Zinc demand is expected to grow by just under 2% this year and to slow into 2019, as the Chinese demand growth rate decelerates by 2.1% this year, and 1.8% in 2019.
Cochrane says the zinc market has a history of price spikes, and miners have progressively carved out a larger share of zinc revenues, compared with smelters. Cochrane's data shows that the average price spike lasted about 2.5 years, but had been getting longer in recent periods. Meanwhile, miners are earning more for their products and smelters' share of zinc revenues are expected to be at a historic lows of 23% in 2018, compared with the average revenue share of 43%.
Cochrane said the most recent zinc price bull market was driven by sharp reductions in concentrate and metal stocks, noting that there has been a difference between concentrate and metal price drivers.
From 2015, Glencore closed several major mines that had reached the end of their lives, helping drive an acute decline in both concentrate and metal market surpluses.
According to Cochrane, prices breaching the ninetieth percentile has been a key bullish indicator in the zinc market over the past three decades. "For zinc, one has to get quite deep into the cost curve before discipline emerges, and this is what happened in 2015."
Depletions and idled capacity drove record deficits in zinc concentrate markets between 2015 and 2017 and have put downward pressure on treatment charges.
"Spot premia has remained tight, with no real movement in contract prices," he noted.
While the zinc price rallied from $1 500/t to more than $4 600/t, Chinese miners have benefitted from the supply shortage, seeing even marginal producers raking in fat profits in the current environment. However, Cochrane cautioned that the biggest mine supply uncertainty currently rests with China, as systematic over reporting has been replaced with a net bias towards underreporting in the fourth quarter of 2017.
Despite the surging margins, Chinese mine supply has yet to respond sharply and the next test for the concentrate market will come during the first half of this year. He notes that there is potential for about 400 000 t/y of new capacity to come on line through a combination of new mines and expansions. Between 2017 and 2022, additional zinc capacity from China could account for more than one-million tonnes a year of new production, which will be led by the 200 000 t/y Huoshaoyun development.
Meanwhile, the next generation of zinc mines are set to shift the market. Between 2017 and 2022, zinc mine closures and production contractions will cost the industry about 1.15-million tonnes of production, with new mines and redeveloped projects expected to contribute about 1.5-million tonnes of zinc.
Ultimately, the zinc market is expected to see the addition of more than 2.5-million tonnes of zinc production between 2017 and 2021, spelling the end of the price run for the industrial metal during this cycle.

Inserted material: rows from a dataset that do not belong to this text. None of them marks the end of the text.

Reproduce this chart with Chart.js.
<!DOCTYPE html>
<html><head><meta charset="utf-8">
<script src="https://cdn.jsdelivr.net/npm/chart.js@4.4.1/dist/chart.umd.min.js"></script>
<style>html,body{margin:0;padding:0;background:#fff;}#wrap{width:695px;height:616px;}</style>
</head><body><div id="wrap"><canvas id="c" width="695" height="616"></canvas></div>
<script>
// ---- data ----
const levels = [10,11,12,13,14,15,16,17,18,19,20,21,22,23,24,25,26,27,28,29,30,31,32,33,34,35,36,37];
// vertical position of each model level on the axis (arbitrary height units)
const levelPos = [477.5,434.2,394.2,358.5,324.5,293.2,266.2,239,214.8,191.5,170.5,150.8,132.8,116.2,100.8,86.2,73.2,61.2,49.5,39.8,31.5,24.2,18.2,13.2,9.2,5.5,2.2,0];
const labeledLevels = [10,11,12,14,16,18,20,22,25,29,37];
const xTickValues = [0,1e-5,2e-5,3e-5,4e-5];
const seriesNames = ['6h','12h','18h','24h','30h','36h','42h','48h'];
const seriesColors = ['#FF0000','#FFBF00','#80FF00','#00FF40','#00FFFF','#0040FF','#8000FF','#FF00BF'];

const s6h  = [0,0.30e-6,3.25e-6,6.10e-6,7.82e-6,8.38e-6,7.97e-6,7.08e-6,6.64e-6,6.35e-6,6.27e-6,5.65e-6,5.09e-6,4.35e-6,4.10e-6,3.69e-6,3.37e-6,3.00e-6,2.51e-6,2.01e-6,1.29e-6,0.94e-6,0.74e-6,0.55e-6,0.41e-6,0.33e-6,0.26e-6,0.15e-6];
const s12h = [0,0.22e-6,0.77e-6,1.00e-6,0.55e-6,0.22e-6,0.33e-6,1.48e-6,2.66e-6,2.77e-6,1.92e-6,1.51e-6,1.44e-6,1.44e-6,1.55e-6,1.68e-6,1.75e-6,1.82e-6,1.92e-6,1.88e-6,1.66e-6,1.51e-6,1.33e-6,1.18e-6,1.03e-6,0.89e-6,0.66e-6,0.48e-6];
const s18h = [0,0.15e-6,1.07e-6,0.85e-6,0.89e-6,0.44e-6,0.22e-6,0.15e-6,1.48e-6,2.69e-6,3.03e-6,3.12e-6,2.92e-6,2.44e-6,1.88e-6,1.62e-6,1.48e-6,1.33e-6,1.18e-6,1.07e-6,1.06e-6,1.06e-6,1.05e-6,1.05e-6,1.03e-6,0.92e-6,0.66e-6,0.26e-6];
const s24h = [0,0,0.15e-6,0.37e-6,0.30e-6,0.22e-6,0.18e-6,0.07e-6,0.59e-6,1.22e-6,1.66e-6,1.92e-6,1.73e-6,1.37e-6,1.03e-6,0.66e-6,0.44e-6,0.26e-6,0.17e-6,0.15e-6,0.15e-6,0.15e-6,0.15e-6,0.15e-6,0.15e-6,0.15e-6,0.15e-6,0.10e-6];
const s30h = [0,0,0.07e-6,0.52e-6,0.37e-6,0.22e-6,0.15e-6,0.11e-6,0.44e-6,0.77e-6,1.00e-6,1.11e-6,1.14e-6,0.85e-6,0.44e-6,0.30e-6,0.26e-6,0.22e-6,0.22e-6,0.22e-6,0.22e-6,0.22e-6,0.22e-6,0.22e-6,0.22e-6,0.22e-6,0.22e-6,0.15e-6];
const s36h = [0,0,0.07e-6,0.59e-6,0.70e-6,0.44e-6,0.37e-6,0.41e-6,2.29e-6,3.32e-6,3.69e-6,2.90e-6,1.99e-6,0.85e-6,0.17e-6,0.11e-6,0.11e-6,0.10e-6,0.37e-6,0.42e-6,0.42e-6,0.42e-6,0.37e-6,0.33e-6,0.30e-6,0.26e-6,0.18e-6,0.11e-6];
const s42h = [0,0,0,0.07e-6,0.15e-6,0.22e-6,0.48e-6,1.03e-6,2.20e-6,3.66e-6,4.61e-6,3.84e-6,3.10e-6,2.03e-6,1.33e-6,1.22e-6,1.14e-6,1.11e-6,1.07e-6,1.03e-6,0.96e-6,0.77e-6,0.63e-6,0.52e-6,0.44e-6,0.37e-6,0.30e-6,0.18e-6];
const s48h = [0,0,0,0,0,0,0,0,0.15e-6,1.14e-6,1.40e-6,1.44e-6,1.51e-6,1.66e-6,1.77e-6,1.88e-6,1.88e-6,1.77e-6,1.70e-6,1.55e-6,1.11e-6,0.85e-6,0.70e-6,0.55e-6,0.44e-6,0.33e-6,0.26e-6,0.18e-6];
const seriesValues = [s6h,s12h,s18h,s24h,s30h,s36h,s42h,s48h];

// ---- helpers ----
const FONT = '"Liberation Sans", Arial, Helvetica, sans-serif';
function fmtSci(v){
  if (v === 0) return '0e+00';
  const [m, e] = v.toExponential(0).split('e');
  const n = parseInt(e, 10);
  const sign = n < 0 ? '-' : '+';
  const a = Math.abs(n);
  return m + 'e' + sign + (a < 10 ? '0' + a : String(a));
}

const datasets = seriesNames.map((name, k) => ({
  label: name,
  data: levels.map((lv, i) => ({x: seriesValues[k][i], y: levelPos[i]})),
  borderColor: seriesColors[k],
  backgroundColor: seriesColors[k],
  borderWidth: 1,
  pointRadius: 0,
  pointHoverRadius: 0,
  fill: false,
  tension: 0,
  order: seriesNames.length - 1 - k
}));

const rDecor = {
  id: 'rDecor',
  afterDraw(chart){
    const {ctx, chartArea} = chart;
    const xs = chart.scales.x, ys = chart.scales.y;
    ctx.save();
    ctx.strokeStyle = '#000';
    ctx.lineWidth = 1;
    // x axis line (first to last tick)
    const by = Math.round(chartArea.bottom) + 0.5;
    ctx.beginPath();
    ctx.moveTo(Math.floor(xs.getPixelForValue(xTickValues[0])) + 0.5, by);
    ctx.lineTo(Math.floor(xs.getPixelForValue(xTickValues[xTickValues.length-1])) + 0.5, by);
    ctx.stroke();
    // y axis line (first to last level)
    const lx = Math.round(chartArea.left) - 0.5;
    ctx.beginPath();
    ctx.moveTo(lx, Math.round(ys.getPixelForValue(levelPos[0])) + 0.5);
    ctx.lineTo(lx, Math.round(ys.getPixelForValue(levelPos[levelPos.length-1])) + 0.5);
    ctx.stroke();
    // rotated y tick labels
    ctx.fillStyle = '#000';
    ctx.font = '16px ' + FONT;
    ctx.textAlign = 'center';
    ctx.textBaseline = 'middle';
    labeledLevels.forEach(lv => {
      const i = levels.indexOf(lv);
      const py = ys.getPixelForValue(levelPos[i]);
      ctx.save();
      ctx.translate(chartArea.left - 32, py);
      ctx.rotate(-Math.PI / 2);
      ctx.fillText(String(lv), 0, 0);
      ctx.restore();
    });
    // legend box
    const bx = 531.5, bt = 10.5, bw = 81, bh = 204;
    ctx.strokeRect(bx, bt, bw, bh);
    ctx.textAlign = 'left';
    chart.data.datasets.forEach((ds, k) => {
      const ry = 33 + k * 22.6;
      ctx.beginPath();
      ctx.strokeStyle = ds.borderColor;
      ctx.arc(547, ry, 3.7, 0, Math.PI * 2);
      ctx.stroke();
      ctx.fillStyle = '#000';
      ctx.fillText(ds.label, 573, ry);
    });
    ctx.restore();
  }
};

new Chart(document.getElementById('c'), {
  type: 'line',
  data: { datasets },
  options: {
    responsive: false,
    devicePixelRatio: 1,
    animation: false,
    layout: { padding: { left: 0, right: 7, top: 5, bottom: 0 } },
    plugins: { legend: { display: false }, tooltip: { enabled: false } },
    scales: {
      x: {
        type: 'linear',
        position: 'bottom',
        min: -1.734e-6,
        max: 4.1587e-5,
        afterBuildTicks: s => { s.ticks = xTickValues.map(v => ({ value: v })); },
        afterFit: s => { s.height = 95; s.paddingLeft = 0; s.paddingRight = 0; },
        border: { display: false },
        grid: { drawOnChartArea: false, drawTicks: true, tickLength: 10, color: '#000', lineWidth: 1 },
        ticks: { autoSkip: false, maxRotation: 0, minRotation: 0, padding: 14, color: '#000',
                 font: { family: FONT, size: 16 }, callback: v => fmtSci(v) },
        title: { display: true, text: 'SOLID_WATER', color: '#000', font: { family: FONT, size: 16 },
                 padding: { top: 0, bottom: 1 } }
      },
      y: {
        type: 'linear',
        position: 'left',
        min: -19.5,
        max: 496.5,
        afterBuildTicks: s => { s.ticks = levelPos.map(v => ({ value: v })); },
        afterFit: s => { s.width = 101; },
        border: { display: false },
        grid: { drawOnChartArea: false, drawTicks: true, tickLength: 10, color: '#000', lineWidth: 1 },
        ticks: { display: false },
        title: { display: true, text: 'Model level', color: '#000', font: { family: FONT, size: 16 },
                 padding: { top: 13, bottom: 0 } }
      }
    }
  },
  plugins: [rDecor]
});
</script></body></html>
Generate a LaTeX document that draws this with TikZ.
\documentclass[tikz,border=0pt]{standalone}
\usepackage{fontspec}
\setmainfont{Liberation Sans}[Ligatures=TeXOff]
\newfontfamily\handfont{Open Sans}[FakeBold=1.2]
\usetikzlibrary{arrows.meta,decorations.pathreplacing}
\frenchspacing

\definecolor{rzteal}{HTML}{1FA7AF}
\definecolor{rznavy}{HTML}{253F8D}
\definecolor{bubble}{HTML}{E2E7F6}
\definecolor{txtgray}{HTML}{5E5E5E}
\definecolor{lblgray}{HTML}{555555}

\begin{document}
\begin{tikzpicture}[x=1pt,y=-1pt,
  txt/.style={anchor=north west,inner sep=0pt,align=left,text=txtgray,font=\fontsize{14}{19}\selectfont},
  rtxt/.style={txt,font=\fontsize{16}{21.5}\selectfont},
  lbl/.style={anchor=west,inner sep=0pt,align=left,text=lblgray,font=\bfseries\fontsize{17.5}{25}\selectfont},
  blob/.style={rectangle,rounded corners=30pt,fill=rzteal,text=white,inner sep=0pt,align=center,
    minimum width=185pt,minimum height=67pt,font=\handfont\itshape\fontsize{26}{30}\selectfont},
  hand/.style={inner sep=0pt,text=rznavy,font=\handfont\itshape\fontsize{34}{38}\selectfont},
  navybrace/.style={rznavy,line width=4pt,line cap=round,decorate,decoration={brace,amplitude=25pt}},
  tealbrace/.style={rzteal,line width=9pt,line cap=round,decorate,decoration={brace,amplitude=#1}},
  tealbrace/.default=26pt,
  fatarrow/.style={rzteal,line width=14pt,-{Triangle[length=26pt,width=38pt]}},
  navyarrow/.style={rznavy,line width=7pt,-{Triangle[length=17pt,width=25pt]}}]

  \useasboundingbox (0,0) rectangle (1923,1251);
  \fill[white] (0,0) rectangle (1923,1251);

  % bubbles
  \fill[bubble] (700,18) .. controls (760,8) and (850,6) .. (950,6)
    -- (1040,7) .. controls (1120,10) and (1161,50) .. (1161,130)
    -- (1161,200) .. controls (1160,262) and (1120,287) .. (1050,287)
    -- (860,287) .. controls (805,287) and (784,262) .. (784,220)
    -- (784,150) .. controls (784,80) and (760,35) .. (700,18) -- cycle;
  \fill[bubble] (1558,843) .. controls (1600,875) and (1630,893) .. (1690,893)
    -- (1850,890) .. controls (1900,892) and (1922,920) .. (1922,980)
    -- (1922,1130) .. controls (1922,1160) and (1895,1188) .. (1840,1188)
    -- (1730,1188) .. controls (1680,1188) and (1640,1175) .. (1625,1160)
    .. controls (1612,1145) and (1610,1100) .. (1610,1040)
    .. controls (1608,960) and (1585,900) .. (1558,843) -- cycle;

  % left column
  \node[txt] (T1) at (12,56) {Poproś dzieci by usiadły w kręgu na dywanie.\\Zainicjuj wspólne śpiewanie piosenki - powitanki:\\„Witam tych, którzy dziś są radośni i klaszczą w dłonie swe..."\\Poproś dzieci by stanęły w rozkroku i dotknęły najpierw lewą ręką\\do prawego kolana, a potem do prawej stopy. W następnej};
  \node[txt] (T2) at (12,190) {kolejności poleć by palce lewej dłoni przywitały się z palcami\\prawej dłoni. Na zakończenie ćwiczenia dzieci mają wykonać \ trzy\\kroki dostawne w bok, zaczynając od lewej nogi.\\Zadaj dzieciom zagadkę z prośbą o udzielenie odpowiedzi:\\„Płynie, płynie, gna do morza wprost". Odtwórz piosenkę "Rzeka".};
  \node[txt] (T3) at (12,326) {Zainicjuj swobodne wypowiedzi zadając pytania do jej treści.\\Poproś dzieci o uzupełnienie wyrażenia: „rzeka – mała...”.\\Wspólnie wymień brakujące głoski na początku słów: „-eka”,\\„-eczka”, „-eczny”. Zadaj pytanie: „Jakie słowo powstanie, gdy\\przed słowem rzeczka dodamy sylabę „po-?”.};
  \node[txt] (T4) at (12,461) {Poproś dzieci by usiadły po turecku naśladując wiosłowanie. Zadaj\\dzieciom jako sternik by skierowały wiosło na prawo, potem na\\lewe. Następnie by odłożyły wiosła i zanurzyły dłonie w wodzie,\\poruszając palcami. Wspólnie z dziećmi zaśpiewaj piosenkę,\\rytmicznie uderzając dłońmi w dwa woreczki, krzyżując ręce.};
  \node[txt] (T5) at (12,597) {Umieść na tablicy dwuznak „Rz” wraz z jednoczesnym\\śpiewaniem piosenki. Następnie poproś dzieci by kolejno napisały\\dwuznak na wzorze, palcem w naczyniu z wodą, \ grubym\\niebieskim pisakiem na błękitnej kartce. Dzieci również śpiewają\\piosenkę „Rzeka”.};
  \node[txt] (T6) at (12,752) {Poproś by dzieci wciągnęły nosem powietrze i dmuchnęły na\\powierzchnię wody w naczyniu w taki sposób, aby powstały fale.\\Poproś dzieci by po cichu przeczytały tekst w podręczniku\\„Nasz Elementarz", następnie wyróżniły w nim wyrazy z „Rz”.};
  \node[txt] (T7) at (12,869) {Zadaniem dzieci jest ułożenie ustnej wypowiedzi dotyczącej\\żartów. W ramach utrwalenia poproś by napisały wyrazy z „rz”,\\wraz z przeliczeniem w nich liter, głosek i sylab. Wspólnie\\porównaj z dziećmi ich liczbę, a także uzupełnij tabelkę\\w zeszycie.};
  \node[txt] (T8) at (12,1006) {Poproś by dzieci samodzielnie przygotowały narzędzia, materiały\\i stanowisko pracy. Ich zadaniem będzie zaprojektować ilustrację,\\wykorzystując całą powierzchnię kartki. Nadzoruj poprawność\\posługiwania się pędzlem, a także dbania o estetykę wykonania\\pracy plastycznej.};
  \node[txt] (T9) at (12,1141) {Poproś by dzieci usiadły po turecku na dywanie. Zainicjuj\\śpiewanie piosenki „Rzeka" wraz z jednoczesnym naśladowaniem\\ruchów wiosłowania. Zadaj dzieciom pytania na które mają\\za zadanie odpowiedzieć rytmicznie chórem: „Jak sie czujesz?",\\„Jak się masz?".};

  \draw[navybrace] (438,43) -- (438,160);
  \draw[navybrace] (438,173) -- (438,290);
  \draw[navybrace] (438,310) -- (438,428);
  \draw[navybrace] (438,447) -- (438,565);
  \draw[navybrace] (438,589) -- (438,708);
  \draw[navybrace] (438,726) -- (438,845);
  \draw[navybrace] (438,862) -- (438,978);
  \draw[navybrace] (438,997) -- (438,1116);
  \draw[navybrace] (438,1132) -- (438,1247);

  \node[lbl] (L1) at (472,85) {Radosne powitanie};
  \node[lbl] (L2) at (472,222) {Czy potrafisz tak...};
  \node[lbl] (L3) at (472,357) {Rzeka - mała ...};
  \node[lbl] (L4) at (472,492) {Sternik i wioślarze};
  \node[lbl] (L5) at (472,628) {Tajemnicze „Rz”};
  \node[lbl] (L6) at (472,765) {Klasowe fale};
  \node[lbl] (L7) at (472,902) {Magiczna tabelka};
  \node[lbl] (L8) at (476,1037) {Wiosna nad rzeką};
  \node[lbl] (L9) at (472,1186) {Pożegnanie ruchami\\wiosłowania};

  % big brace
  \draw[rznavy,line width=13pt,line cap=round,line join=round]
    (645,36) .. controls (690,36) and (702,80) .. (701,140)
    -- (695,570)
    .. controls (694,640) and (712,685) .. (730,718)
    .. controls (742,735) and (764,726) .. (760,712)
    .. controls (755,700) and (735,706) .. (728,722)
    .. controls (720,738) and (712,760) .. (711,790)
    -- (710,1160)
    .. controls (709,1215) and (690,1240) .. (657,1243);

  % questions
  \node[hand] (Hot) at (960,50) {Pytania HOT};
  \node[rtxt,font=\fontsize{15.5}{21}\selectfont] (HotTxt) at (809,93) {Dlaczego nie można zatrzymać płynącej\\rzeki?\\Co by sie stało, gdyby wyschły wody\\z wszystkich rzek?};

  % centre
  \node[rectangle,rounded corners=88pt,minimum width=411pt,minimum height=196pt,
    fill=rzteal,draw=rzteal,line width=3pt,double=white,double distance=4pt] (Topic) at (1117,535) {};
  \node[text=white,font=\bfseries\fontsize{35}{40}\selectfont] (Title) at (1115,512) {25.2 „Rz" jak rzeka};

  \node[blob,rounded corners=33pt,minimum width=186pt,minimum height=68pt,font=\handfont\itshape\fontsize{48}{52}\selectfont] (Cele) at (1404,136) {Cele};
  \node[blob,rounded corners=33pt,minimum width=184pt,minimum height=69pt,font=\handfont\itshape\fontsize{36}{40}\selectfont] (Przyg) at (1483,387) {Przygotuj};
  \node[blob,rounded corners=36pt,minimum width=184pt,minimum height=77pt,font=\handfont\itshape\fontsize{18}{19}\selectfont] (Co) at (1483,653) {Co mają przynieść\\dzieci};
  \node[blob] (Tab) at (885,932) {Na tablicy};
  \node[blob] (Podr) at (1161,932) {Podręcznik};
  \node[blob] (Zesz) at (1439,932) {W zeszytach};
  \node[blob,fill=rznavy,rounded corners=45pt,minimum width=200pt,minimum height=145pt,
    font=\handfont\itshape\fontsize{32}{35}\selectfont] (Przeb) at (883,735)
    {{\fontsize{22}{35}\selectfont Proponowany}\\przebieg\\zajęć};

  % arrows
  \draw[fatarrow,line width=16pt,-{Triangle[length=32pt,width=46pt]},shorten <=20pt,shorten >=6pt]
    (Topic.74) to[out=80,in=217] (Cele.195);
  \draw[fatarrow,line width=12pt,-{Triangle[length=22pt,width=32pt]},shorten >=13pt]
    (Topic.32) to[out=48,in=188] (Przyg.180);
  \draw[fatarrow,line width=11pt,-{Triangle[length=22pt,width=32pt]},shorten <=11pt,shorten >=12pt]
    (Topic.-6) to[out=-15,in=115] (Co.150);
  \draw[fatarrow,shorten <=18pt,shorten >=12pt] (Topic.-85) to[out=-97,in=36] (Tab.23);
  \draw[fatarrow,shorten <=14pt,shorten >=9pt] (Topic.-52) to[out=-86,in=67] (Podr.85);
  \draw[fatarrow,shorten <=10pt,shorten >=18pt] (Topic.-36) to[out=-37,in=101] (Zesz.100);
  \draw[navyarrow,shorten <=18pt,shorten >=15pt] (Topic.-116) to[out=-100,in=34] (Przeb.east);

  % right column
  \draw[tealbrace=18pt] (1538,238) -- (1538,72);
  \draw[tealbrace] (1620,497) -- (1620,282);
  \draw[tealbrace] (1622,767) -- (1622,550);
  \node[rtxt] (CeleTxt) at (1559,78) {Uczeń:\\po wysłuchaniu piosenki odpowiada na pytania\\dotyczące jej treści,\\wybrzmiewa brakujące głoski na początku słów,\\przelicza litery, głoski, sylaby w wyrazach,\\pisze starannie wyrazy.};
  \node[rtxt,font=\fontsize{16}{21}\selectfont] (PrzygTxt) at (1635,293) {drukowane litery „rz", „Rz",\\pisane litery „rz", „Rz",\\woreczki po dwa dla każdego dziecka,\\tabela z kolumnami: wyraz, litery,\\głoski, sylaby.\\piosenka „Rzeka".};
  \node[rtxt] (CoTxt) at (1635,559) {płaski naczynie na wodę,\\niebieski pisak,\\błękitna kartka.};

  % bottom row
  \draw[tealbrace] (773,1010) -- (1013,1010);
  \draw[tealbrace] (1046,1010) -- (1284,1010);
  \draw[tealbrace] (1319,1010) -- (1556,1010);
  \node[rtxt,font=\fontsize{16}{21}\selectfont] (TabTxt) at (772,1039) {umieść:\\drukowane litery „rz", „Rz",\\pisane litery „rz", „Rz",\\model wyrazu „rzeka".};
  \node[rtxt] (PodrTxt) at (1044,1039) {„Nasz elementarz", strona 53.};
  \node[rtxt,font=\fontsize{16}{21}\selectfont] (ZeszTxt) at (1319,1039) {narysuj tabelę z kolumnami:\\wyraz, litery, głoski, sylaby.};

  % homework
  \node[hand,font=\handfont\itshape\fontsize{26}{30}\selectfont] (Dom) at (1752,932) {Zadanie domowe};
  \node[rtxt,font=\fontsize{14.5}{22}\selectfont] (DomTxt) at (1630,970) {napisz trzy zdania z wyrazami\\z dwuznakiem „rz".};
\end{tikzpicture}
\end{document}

Global zinc demand totalled 14-million tonnes in 2017, and despite slowing rates of growth in China, the bulk of absolute consumption increases are still expected to come from China. Between 2017 and 2022, zinc demand is expected to rise by 1.3-million tonnes.
Cochrane pointed out that there's a disconnect between smelting capacity and concentrate production at the moment, leading to growing concentrate inventory, which he expects could become quite significant.
"One will need to take a countercyclical view to invest in smelters right now. Utilisation will pick up, however, and 2019/20 will see high utilisation rates," he noted, adding that demand is roughly growing with smelting capacity.
"Mine supply is expected to outpace smelting capacity growth over the medium term, resulting in a build-up of concentrate, rising smelter utilisation and rising treatment charges," he said, which will ultimately incentivise new smelting investment.
Asian economies are believed to continue to drive zinc consumption growth but CRU expects high prices to constrain demand in 2018 and 2019.
Cochrane sees prices falling towards the ninetieth percentile of the cost curve by 2022, capping the highest average margin period for zinc miners in three decades.
However, investors are hard-pressed to find pure-play exposure to the fortunes of the zinc market, with the top 15 miners having on average less than 20% exposure to zinc revenues. Only three miners – Volcan, Trevali and Nevsun – have zinc exposure greater than 50%.
The upside is that high metal prices are expected to sustain robust margins for zinc and lead miners for the foreseeable future.
The three-month-London Metals Exchange contract price was $3 257/t on Wednesday.